**ROWS:**
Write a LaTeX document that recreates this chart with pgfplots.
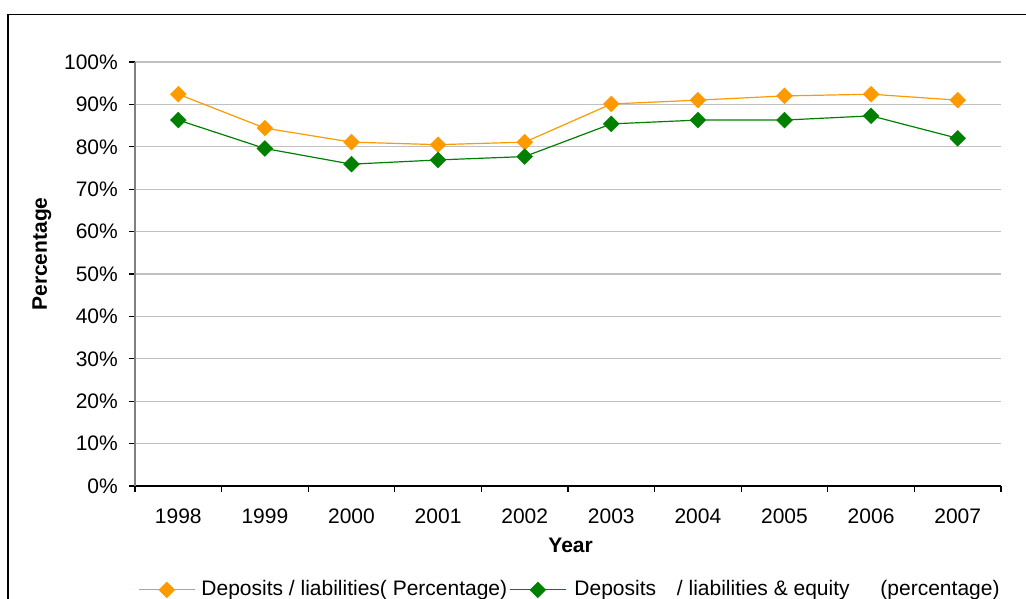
\documentclass[border=0pt]{standalone}
\usepackage{pgfplots}
\pgfplotsset{compat=1.18}
\usepackage{fontspec}
\setmainfont{Liberation Sans}
\definecolor{orangeS}{HTML}{FF9900}
\definecolor{greenS}{HTML}{008000}
\definecolor{gridc}{HTML}{C0C0C0}
\begin{document}
\fontsize{21}{25}\selectfont
\begin{tikzpicture}[x=1pt,y=1pt]
\useasboundingbox (0,0) rectangle (1026,599);
\draw[line width=1.3pt] (8,-20) -- (8,584.5) -- (1040,584.5);
\begin{axis}[
  at={(135pt,113pt)}, anchor=south west,
  width=866pt, height=424pt, scale only axis,
  clip=false,
  font=\fontsize{21}{25}\selectfont,
  xmin=-0.5, xmax=9.5, ymin=0, ymax=100,
  axis x line*=bottom, axis y line*=left,
  x axis line style={-, black, line width=1.2pt},
  y axis line style={-, gray, line width=1.2pt},
  xtick={0,...,9},
  xticklabels={1998,1999,2000,2001,2002,2003,2004,2005,2006,2007},
  xticklabel style={yshift=-10pt},
  yticklabel style={xshift=-4pt},
  minor xtick={-0.5,0.5,...,9.5},
  ytick={0,10,...,100},
  yticklabels={0\%,10\%,20\%,30\%,40\%,50\%,60\%,70\%,80\%,90\%,100\%},
  tick align=outside, major tick length=6pt, minor tick length=6pt,
  tick style={black, line width=1.2pt},
  major x tick style={draw=none},
  ymajorgrids, major grid style={gridc, line width=1.2pt},
  xlabel={Year}, ylabel={Percentage},
  xlabel style={font=\fontsize{21}{25}\selectfont\bfseries, at={(axis description cs:0.503,-0.139)}, anchor=center},
  ylabel style={font=\fontsize{21}{25}\selectfont\bfseries, at={(axis description cs:-0.1075,0.547)}, anchor=center},
  legend columns=2,
  legend style={at={(axis description cs:0.0035,-0.245)}, anchor=west, draw=none, fill=none, inner sep=0pt, nodes={inner sep=0pt}, column sep=0pt, /tikz/every even column/.append style={column sep=2pt}},
  legend cell align=left,
  legend image code/.code={\draw[mark repeat=2,mark phase=2,#1] plot coordinates {(0pt,0pt)(28pt,0pt)(56pt,0pt)};},
]
\addplot[orangeS, line width=1.2pt, mark=square*, mark size=5.6pt, mark options={rotate=45, solid, line width=0.4pt}]
  coordinates {(0,92.4)(1,84.4)(2,81.1)(3,80.5)(4,81.1)(5,90.1)(6,91.0)(7,92.0)(8,92.4)(9,91.0)};
\addlegendentry{\hspace{6pt}Deposits / liabilities( Percentage)}
\addplot[greenS, line width=1.2pt, mark=square*, mark size=5.6pt, mark options={rotate=45, solid, line width=0.4pt}]
  coordinates {(0,86.3)(1,79.6)(2,75.9)(3,76.9)(4,77.7)(5,85.4)(6,86.3)(7,86.3)(8,87.3)(9,82.0)};
\addlegendentry{\hspace{8pt}Deposits\hspace{15pt} / liabilities \& equity\hspace{25pt} (percentage)}
\end{axis}
\end{tikzpicture}
\end{document}
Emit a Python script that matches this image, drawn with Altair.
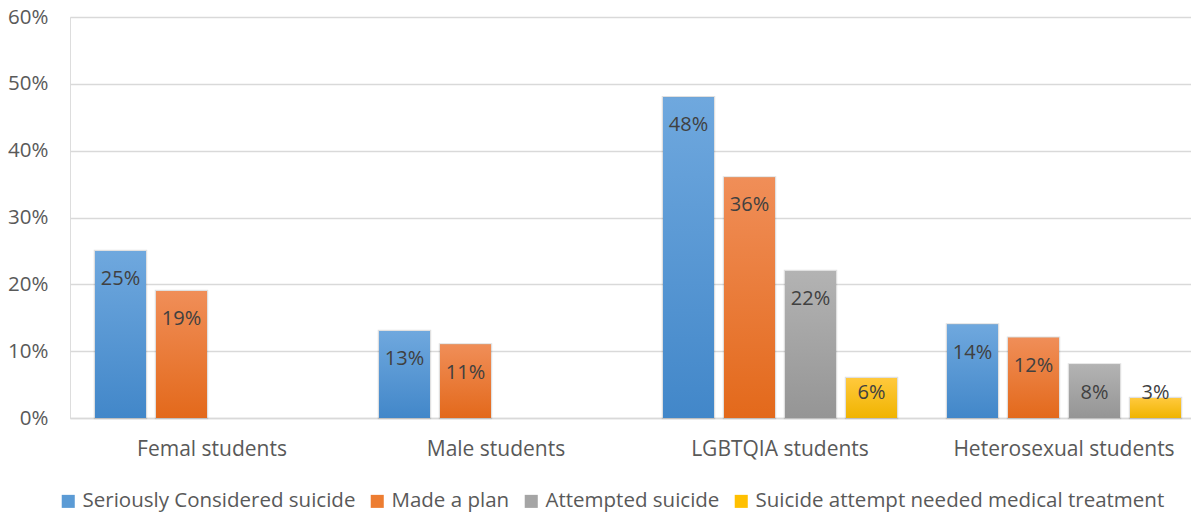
import altair as alt
import pandas as pd

groups = ["Femal students", "Male students", "LGBTQIA students", "Heterosexual students"]
series = ["Seriously Considered suicide", "Made a plan", "Attempted suicide",
          "Suicide attempt needed medical treatment"]
seriously = [0.25, 0.13, 0.48, 0.14]
plan = [0.19, 0.11, 0.36, 0.12]
attempted = [None, None, 0.22, 0.08]
medical = [None, None, 0.06, 0.03]
y_ticks = [0, 0.1, 0.2, 0.3, 0.4, 0.5, 0.6]

solid = ["#5B9BD5", "#ED7D31", "#A5A5A5", "#FFC000"]
grad_top = ["#6FA8DE", "#F08E58", "#B3B3B3", "#FFC93D"]
grad_bot = ["#4287C9", "#E3691B", "#959595", "#F0B400"]

rows = []
for s, vals in zip(series, [seriously, plan, attempted, medical]):
    for g, v in zip(groups, vals):
        if v is not None:
            rows.append({"group": g, "series": s, "value": v})
df = pd.DataFrame(rows)

FONT = "Open Sans"

x_enc = alt.X("group:N", sort=groups, title=None,
              scale=alt.Scale(range=[0, 1136], paddingInner=0.176, paddingOuter=0.088),
              axis=alt.Axis(labelAngle=0, ticks=False, domain=True, domainColor="#D9D9D9",
                            domainWidth=1.3, labelPadding=20, labelFontSize=21,
                            labelColor="#595959", labelFont=FONT, labelLimit=400))
xo_enc = alt.XOffset("series:N", sort=series,
                     scale=alt.Scale(paddingInner=0.164, paddingOuter=0))
y_axis = alt.Axis(values=y_ticks, format=".0%", ticks=False, domain=False,
                  gridColor="#D9D9D9", gridWidth=1.3, labelPadding=22,
                  labelFontSize=20.5, labelColor="#595959", labelFont=FONT)
y_scale = alt.Scale(domain=[0, 0.6], nice=False)
y_enc = alt.Y("value:Q", title=None, scale=y_scale, axis=y_axis)

base = alt.Chart(df).mark_bar(stroke="#000000", strokeOpacity=0.12, strokeWidth=2.5).encode(
    x=x_enc, xOffset=xo_enc, y=y_enc,
    color=alt.Color("series:N", sort=series,
                    scale=alt.Scale(domain=series, range=solid),
                    legend=alt.Legend(title=None, orient="none", direction="horizontal",
                                      legendX=-12, legendY=474, symbolType="square",
                                      symbolSize=170, symbolStrokeWidth=0,
                                      labelFontSize=20.5, labelColor="#595959",
                                      labelFont=FONT, columnPadding=11, labelOffset=4,
                                      labelLimit=600)),
)

layers = [base]
for i, s in enumerate(series):
    grad = alt.Gradient(gradient="linear", x1=0, x2=0, y1=0, y2=1,
                        stops=[alt.GradientStop(color=grad_top[i], offset=0),
                               alt.GradientStop(color=grad_bot[i], offset=1)])
    layers.append(
        alt.Chart(df).transform_filter(alt.datum.series == s)
        .mark_bar(fill=grad)
        .encode(x=x_enc, xOffset=xo_enc, y=y_enc)
    )

labels = alt.Chart(df).transform_calculate(
    ly="max(datum.value - 0.042, 0.0374)"
).mark_text(baseline="middle", align="center", fontSize=20, color="#404040", font=FONT).encode(
    x=x_enc, xOffset=xo_enc,
    y=alt.Y("ly:Q", title=None, scale=y_scale, axis=y_axis),
    text=alt.Text("value:Q", format=".0%"),
)
layers.append(labels)

chart = alt.layer(*layers).properties(
    width=1121, height=401,
    autosize=alt.AutoSizeParams(type="none"),
    padding={"left": 62, "top": 9, "right": 0, "bottom": 95},
).configure_view(stroke=None).configure(background="white")

chart.save("out.html", embed_options={"renderer": "svg", "actions": False})
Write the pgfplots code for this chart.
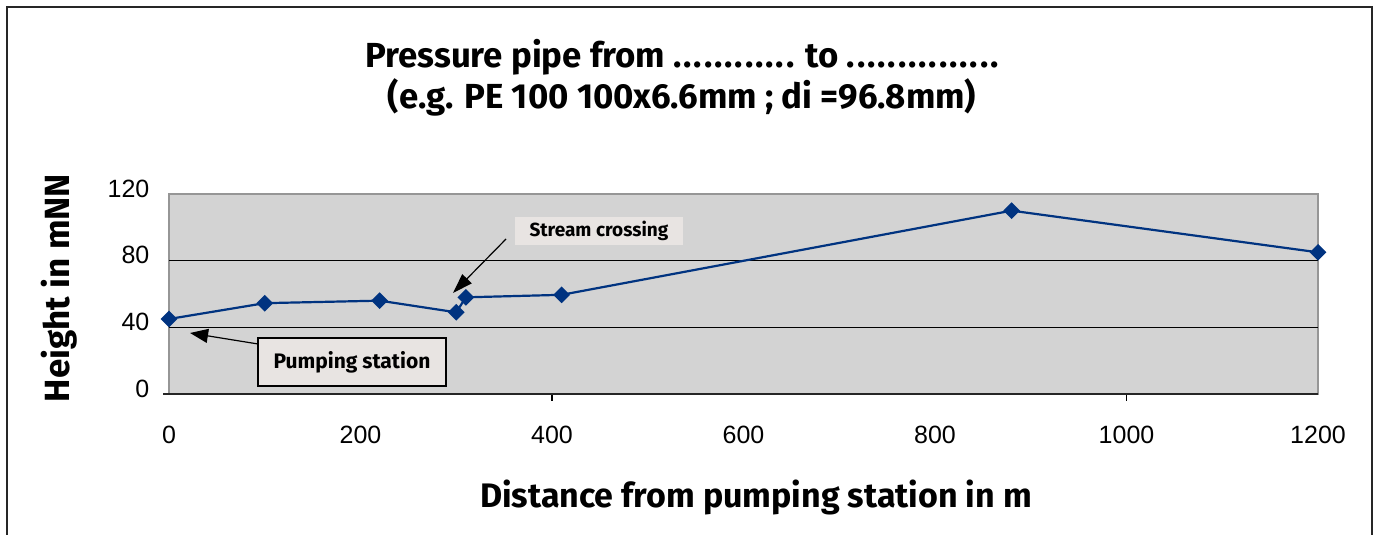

**STATED PROBLEM:** Write out every entry again word for word, without any of the pictures.

**TASK RESULT:**
Write a LaTeX document that recreates this chart with pgfplots.
\documentclass[border=0pt]{standalone}
\usepackage{pgfplots}
\pgfplotsset{compat=1.18}
\usepackage{fontspec}
\setmainfont{Liberation Sans}
\definecolor{orangeS}{HTML}{FF9900}
\definecolor{greenS}{HTML}{008000}
\definecolor{gridc}{HTML}{C0C0C0}
\begin{document}
\fontsize{21}{25}\selectfont
\begin{tikzpicture}[x=1pt,y=1pt]
\useasboundingbox (0,0) rectangle (1026,599);
\draw[line width=1.3pt] (8,-20) -- (8,584.5) -- (1040,584.5);
\begin{axis}[
  at={(135pt,113pt)}, anchor=south west,
  width=866pt, height=424pt, scale only axis,
  clip=false,
  font=\fontsize{21}{25}\selectfont,
  xmin=-0.5, xmax=9.5, ymin=0, ymax=100,
  axis x line*=bottom, axis y line*=left,
  x axis line style={-, black, line width=1.2pt},
  y axis line style={-, gray, line width=1.2pt},
  xtick={0,...,9},
  xticklabels={1998,1999,2000,2001,2002,2003,2004,2005,2006,2007},
  xticklabel style={yshift=-10pt},
  yticklabel style={xshift=-4pt},
  minor xtick={-0.5,0.5,...,9.5},
  ytick={0,10,...,100},
  yticklabels={0\%,10\%,20\%,30\%,40\%,50\%,60\%,70\%,80\%,90\%,100\%},
  tick align=outside, major tick length=6pt, minor tick length=6pt,
  tick style={black, line width=1.2pt},
  major x tick style={draw=none},
  ymajorgrids, major grid style={gridc, line width=1.2pt},
  xlabel={Year}, ylabel={Percentage},
  xlabel style={font=\fontsize{21}{25}\selectfont\bfseries, at={(axis description cs:0.503,-0.139)}, anchor=center},
  ylabel style={font=\fontsize{21}{25}\selectfont\bfseries, at={(axis description cs:-0.1075,0.547)}, anchor=center},
  legend columns=2,
  legend style={at={(axis description cs:0.0035,-0.245)}, anchor=west, draw=none, fill=none, inner sep=0pt, nodes={inner sep=0pt}, column sep=0pt, /tikz/every even column/.append style={column sep=2pt}},
  legend cell align=left,
  legend image code/.code={\draw[mark repeat=2,mark phase=2,#1] plot coordinates {(0pt,0pt)(28pt,0pt)(56pt,0pt)};},
]
\addplot[orangeS, line width=1.2pt, mark=square*, mark size=5.6pt, mark options={rotate=45, solid, line width=0.4pt}]
  coordinates {(0,92.4)(1,84.4)(2,81.1)(3,80.5)(4,81.1)(5,90.1)(6,91.0)(7,92.0)(8,92.4)(9,91.0)};
\addlegendentry{\hspace{6pt}Deposits / liabilities( Percentage)}
\addplot[greenS, line width=1.2pt, mark=square*, mark size=5.6pt, mark options={rotate=45, solid, line width=0.4pt}]
  coordinates {(0,86.3)(1,79.6)(2,75.9)(3,76.9)(4,77.7)(5,85.4)(6,86.3)(7,86.3)(8,87.3)(9,82.0)};
\addlegendentry{\hspace{8pt}Deposits\hspace{15pt} / liabilities \& equity\hspace{25pt} (percentage)}
\end{axis}
\end{tikzpicture}
\end{document}
Emit a Python script that matches this image, drawn with Altair.
import altair as alt
import pandas as pd

groups = ["Femal students", "Male students", "LGBTQIA students", "Heterosexual students"]
series = ["Seriously Considered suicide", "Made a plan", "Attempted suicide",
          "Suicide attempt needed medical treatment"]
seriously = [0.25, 0.13, 0.48, 0.14]
plan = [0.19, 0.11, 0.36, 0.12]
attempted = [None, None, 0.22, 0.08]
medical = [None, None, 0.06, 0.03]
y_ticks = [0, 0.1, 0.2, 0.3, 0.4, 0.5, 0.6]

solid = ["#5B9BD5", "#ED7D31", "#A5A5A5", "#FFC000"]
grad_top = ["#6FA8DE", "#F08E58", "#B3B3B3", "#FFC93D"]
grad_bot = ["#4287C9", "#E3691B", "#959595", "#F0B400"]

rows = []
for s, vals in zip(series, [seriously, plan, attempted, medical]):
    for g, v in zip(groups, vals):
        if v is not None:
            rows.append({"group": g, "series": s, "value": v})
df = pd.DataFrame(rows)

FONT = "Open Sans"

x_enc = alt.X("group:N", sort=groups, title=None,
              scale=alt.Scale(range=[0, 1136], paddingInner=0.176, paddingOuter=0.088),
              axis=alt.Axis(labelAngle=0, ticks=False, domain=True, domainColor="#D9D9D9",
                            domainWidth=1.3, labelPadding=20, labelFontSize=21,
                            labelColor="#595959", labelFont=FONT, labelLimit=400))
xo_enc = alt.XOffset("series:N", sort=series,
                     scale=alt.Scale(paddingInner=0.164, paddingOuter=0))
y_axis = alt.Axis(values=y_ticks, format=".0%", ticks=False, domain=False,
                  gridColor="#D9D9D9", gridWidth=1.3, labelPadding=22,
                  labelFontSize=20.5, labelColor="#595959", labelFont=FONT)
y_scale = alt.Scale(domain=[0, 0.6], nice=False)
y_enc = alt.Y("value:Q", title=None, scale=y_scale, axis=y_axis)

base = alt.Chart(df).mark_bar(stroke="#000000", strokeOpacity=0.12, strokeWidth=2.5).encode(
    x=x_enc, xOffset=xo_enc, y=y_enc,
    color=alt.Color("series:N", sort=series,
                    scale=alt.Scale(domain=series, range=solid),
                    legend=alt.Legend(title=None, orient="none", direction="horizontal",
                                      legendX=-12, legendY=474, symbolType="square",
                                      symbolSize=170, symbolStrokeWidth=0,
                                      labelFontSize=20.5, labelColor="#595959",
                                      labelFont=FONT, columnPadding=11, labelOffset=4,
                                      labelLimit=600)),
)

layers = [base]
for i, s in enumerate(series):
    grad = alt.Gradient(gradient="linear", x1=0, x2=0, y1=0, y2=1,
                        stops=[alt.GradientStop(color=grad_top[i], offset=0),
                               alt.GradientStop(color=grad_bot[i], offset=1)])
    layers.append(
        alt.Chart(df).transform_filter(alt.datum.series == s)
        .mark_bar(fill=grad)
        .encode(x=x_enc, xOffset=xo_enc, y=y_enc)
    )

labels = alt.Chart(df).transform_calculate(
    ly="max(datum.value - 0.042, 0.0374)"
).mark_text(baseline="middle", align="center", fontSize=20, color="#404040", font=FONT).encode(
    x=x_enc, xOffset=xo_enc,
    y=alt.Y("ly:Q", title=None, scale=y_scale, axis=y_axis),
    text=alt.Text("value:Q", format=".0%"),
)
layers.append(labels)

chart = alt.layer(*layers).properties(
    width=1121, height=401,
    autosize=alt.AutoSizeParams(type="none"),
    padding={"left": 62, "top": 9, "right": 0, "bottom": 95},
).configure_view(stroke=None).configure(background="white")

chart.save("out.html", embed_options={"renderer": "svg", "actions": False})
Write the pgfplots code for this chart.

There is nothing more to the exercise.